INSTRUCTIONS TO FOLLOW
The listing below begins with the first line you should copy; stop after the line containing "var countLevels = [1, 2, 3, 4, 5, 6]", and drop every picture.

INFORMATION PROVIDED
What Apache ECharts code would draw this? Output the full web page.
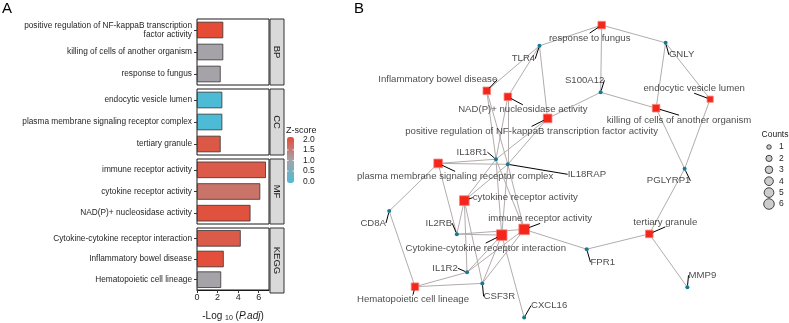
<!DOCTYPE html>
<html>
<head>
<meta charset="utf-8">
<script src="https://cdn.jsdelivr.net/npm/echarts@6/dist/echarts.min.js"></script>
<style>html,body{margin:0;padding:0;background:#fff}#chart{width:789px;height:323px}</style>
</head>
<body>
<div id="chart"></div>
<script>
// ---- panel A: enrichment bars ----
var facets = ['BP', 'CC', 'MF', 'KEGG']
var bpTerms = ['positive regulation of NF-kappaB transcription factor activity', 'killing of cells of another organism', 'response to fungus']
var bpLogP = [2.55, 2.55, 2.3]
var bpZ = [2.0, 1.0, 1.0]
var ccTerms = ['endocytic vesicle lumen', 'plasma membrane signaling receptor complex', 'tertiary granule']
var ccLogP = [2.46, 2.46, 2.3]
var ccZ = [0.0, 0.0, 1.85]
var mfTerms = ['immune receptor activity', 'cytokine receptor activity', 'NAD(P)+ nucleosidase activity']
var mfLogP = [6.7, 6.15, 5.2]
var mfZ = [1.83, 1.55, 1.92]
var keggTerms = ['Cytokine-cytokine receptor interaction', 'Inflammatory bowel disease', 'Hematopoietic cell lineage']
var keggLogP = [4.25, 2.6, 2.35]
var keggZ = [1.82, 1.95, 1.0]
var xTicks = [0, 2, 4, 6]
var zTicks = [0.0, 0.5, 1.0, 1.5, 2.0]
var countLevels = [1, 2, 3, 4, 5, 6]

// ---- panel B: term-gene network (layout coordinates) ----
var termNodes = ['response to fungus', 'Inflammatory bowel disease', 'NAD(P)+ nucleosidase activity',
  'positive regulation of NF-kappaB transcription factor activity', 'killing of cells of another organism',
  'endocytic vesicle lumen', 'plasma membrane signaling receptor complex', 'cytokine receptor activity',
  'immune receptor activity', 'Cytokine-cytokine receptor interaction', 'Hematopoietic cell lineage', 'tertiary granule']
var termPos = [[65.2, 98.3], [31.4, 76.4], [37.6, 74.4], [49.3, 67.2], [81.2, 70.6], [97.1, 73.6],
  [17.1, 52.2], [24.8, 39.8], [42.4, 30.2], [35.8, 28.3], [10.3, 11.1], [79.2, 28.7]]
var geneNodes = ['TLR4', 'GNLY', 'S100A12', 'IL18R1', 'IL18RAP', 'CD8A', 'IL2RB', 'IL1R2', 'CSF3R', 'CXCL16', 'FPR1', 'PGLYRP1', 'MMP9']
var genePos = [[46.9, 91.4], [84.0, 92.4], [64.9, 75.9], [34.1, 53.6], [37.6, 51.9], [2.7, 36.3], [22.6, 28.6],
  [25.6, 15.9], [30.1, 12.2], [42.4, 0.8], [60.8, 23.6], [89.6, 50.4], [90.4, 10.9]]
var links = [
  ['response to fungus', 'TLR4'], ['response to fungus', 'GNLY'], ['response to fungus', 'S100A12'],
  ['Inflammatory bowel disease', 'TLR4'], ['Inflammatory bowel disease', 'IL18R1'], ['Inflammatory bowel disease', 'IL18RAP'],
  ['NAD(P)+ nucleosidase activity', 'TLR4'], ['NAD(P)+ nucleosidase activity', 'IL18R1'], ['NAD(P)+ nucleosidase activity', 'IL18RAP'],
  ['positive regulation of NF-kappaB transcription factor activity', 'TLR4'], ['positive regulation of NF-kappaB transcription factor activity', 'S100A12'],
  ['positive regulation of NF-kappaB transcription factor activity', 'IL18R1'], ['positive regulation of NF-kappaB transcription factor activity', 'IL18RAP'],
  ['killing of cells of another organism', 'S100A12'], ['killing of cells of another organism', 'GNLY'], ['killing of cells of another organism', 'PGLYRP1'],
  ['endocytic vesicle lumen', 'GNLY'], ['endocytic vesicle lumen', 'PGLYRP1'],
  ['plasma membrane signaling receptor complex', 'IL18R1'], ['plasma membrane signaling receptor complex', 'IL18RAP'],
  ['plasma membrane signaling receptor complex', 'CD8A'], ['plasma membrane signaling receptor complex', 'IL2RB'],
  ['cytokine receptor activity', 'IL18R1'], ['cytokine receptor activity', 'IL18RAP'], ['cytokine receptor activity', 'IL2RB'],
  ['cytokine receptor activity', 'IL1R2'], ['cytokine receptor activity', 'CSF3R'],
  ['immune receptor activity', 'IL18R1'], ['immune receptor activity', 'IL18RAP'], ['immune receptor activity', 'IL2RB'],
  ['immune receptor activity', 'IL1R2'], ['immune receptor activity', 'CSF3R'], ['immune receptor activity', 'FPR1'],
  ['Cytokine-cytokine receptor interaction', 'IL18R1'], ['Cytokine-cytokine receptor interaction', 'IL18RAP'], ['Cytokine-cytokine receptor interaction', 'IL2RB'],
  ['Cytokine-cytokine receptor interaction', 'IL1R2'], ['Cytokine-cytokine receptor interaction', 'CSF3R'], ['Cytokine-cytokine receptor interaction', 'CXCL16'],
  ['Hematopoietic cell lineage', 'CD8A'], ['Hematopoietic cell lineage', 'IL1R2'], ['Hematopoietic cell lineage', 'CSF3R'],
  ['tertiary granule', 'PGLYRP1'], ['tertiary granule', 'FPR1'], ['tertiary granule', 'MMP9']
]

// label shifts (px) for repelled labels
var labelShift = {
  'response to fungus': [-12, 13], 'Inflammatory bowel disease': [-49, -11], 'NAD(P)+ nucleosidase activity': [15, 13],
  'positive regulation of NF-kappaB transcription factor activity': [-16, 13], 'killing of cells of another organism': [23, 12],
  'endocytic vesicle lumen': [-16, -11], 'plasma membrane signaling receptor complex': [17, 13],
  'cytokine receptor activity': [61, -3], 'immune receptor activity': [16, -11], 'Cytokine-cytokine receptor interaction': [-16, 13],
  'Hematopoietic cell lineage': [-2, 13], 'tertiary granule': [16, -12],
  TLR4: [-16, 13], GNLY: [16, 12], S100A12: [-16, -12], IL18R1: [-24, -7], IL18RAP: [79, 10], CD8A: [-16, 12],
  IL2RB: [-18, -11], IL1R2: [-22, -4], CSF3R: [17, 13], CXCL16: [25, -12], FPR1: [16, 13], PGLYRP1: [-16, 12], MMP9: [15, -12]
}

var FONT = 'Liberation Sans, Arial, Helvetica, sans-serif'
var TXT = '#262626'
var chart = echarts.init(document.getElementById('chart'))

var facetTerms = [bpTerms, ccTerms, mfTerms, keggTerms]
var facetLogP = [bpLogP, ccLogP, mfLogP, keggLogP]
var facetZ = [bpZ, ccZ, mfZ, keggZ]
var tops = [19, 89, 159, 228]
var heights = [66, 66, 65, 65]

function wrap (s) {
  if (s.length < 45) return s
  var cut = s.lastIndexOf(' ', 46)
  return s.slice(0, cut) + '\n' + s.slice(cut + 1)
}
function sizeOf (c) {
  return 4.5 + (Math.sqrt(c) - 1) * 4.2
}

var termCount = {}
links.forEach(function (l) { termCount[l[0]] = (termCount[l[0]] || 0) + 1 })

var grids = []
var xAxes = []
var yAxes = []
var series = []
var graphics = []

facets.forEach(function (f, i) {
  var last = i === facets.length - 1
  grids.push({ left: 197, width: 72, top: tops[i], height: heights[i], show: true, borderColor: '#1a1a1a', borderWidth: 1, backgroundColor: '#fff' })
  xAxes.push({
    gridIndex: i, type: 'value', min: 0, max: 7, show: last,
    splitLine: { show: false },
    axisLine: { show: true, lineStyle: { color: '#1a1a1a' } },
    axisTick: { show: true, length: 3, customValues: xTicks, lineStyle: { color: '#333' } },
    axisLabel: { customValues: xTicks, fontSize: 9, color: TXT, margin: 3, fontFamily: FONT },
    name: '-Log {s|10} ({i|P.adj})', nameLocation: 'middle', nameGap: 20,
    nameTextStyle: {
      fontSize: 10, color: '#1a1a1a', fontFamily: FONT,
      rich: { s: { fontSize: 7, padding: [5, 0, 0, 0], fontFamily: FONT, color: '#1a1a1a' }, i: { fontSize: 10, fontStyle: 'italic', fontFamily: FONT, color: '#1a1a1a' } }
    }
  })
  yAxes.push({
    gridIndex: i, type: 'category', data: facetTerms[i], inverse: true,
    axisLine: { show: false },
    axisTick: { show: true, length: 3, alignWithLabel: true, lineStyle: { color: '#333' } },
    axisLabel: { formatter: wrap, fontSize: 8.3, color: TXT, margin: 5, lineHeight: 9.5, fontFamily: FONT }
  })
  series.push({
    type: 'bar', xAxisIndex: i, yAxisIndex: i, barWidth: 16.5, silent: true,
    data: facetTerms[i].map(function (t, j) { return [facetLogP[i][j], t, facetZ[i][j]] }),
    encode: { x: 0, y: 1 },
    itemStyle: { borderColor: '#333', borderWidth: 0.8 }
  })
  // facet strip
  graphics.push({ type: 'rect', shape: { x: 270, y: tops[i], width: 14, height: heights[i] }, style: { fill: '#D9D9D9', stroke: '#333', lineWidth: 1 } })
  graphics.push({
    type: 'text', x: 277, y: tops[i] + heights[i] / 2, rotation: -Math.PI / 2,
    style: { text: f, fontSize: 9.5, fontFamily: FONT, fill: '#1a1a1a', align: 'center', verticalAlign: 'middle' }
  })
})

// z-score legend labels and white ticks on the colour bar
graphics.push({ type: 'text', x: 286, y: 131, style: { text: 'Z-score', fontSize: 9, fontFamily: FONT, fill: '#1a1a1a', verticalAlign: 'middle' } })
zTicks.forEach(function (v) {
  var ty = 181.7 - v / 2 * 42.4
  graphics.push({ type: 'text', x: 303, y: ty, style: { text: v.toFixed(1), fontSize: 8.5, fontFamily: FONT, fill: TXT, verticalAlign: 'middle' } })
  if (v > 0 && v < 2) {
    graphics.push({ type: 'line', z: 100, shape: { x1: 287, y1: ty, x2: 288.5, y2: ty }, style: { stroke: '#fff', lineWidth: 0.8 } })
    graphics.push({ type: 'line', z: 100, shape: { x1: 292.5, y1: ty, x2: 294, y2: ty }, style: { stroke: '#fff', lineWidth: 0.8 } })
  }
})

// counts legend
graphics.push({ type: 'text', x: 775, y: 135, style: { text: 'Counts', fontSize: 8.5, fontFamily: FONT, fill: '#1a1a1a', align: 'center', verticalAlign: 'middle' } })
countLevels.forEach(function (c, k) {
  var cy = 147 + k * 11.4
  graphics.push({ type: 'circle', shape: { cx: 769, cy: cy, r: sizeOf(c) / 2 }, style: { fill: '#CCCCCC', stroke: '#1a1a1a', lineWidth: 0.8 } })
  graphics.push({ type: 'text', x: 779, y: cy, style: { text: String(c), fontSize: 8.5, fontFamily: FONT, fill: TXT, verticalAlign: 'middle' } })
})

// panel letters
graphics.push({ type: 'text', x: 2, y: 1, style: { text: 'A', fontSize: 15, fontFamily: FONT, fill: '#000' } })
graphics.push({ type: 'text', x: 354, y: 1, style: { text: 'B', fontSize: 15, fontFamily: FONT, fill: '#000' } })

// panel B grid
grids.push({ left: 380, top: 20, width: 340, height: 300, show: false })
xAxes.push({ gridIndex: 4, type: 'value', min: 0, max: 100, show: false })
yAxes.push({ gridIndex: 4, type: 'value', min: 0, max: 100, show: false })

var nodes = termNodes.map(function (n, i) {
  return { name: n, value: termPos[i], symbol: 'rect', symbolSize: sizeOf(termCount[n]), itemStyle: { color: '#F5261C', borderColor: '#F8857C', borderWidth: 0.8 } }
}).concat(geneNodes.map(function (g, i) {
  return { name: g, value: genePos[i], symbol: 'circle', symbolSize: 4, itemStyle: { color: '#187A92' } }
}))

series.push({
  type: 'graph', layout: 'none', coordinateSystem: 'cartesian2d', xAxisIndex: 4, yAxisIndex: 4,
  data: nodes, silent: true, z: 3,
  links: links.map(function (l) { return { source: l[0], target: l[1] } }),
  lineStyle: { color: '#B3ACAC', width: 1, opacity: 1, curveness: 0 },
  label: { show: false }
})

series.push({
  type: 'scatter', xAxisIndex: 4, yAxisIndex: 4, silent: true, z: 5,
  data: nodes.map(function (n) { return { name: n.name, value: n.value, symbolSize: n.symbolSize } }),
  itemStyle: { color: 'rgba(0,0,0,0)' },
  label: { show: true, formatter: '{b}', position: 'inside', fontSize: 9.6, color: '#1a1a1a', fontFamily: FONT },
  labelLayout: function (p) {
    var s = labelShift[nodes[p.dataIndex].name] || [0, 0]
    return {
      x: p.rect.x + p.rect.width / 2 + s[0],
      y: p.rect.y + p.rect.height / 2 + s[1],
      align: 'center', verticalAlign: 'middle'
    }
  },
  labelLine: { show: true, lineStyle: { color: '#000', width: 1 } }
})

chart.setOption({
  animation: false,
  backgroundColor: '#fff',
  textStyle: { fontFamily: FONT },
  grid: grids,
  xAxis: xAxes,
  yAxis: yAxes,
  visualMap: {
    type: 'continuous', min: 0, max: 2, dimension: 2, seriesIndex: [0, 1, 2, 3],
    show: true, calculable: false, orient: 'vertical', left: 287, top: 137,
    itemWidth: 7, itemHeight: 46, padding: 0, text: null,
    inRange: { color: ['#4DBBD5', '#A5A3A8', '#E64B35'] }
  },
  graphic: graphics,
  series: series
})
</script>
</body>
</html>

SOLUTION
What Apache ECharts code would draw this? Output the full web page.
<!DOCTYPE html>
<html>
<head>
<meta charset="utf-8">
<script src="https://cdn.jsdelivr.net/npm/echarts@6/dist/echarts.min.js"></script>
<style>html,body{margin:0;padding:0;background:#fff}#chart{width:789px;height:323px}</style>
</head>
<body>
<div id="chart"></div>
<script>
// ---- panel A: enrichment bars ----
var facets = ['BP', 'CC', 'MF', 'KEGG']
var bpTerms = ['positive regulation of NF-kappaB transcription factor activity', 'killing of cells of another organism', 'response to fungus']
var bpLogP = [2.55, 2.55, 2.3]
var bpZ = [2.0, 1.0, 1.0]
var ccTerms = ['endocytic vesicle lumen', 'plasma membrane signaling receptor complex', 'tertiary granule']
var ccLogP = [2.46, 2.46, 2.3]
var ccZ = [0.0, 0.0, 1.85]
var mfTerms = ['immune receptor activity', 'cytokine receptor activity', 'NAD(P)+ nucleosidase activity']
var mfLogP = [6.7, 6.15, 5.2]
var mfZ = [1.83, 1.55, 1.92]
var keggTerms = ['Cytokine-cytokine receptor interaction', 'Inflammatory bowel disease', 'Hematopoietic cell lineage']
var keggLogP = [4.25, 2.6, 2.35]
var keggZ = [1.82, 1.95, 1.0]
var xTicks = [0, 2, 4, 6]
var zTicks = [0.0, 0.5, 1.0, 1.5, 2.0]
var countLevels = [1, 2, 3, 4, 5, 6]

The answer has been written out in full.